Several weeks ago, a pair of violet-green swallows returned from their winter haven and took up residence in our little white birdhouse. ''Were these ugly foundlings swallows?'' I wondered, for their immature wings were a graceful ''V'' shape, characteristic of their parents in full flight.
My husband joined me; and looking up, we saw two swallows circling high above. I wondered if they knew where their children were -- and guessed they did. Judging from the number of feathers on the ground, there had been a scuffle.
Watchful, we called a private shelter on the island that accepts injured or abandoned birds and animals. Maybe they'd know what to do. No answer. I left a message and my number.
I was unaccustomed to the wave of anxious thoughts that gripped me at the plight of these youngsters. If we picked them up and put them back in the nest, would their parents come back and care for them? What if they abandoned them? I couldn't imagine catching enough bugs to support them.
So we took the birdhouse down from its pole and, fashioning a scoop out of a cardboard paper towel roll, gently picked up each squirming baby bird and fitted it through the hole of the house. We reattached the house to the pole and waited, hoping the parents would return.

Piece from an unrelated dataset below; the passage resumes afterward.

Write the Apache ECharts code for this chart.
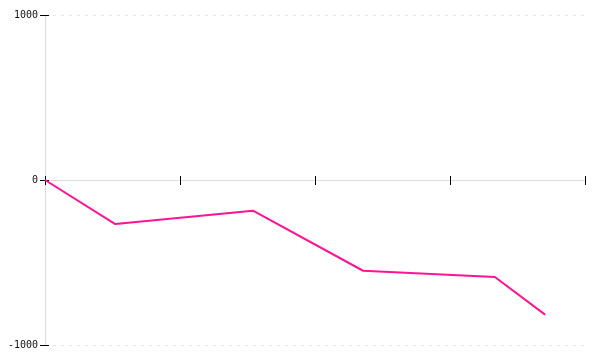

Then suddenly the noisy house sparrow poked his head in at the door of the birdhouse and began tossing babies out!
We dashed to the fence, waving our arms and shouting. As we replaced the baby birds, we quickly made crude, inaccurate slingshots to fire paper wads at the house sparrow every time he and his mate returned. Then we waited until the moment we had hoped for occurred: The swallow parents returned. In and out the parents flew, gathering bugs and filling their babies' bellies.
We defended the house from the irate sparrows who ceaselessly tried to take over.
Because the roof of the birdhouse was nailed shut, years of nesting material had built up inside. We knew the baby birds were close to the entry, close enough to be picked up and tossed out by the sparrows. We thought it intelligent to open the house and remove some of the nesting material. We timed it for when both parents were out, and with wrecking bar and hammer in hand, we pried open the lid.
''Oh my goodness,'' cried my husband as he lifted the lid. ''The mother or father's still in here!''
The box was a mess, with nesting material everywhere. Two of the babies were sprawled near the entrance; and there was the mama or papa in the corner with wings outstretched protectively over the other three chicks. The parent never moved as we pulled out some of the dry grass, laid the other two babies near, rewired the lid closed, and put the house back on its pole.
We stayed on guard till the sun set and all bird life retired for the night. Only then did it feel safe to relinquish our post and turn in for the night ourselves.
By 9 a.m., we'd phoned a bird-and-nature store and spoken to the owner who told us all we needed to know. Yes, he said, competition for nesting sites is often fierce; the house sparrows were likely ready to raise their second brood of the summer and wanted the swallows' nesting box.
The solution, he explained, lies in the size of the opening to the birdhouse. Swallows are more oval in shape than sparrows, and whereas an adult swallow can fit through a hole 1 inch high by 1-1/4 inch wide, sparrows need another 1/4 inch at the top. So we made a plate from 1/4-inch plywood, with a hole of proper size and shape, and tacked this over the original hole.
It worked. No longer could the house sparrows fit into the nesting box, although they tried and tried.
In a mere three weeks, the babies were full grown, and we had the pleasure of seeing two of the five wriggle through the tight hole and wing into the sky to join their parents and siblings.
It was a season of spectacle and understanding to be repeated (with the proper-sized front door) simply and naturally, summer after summer in the little white house on the fence in our backyard.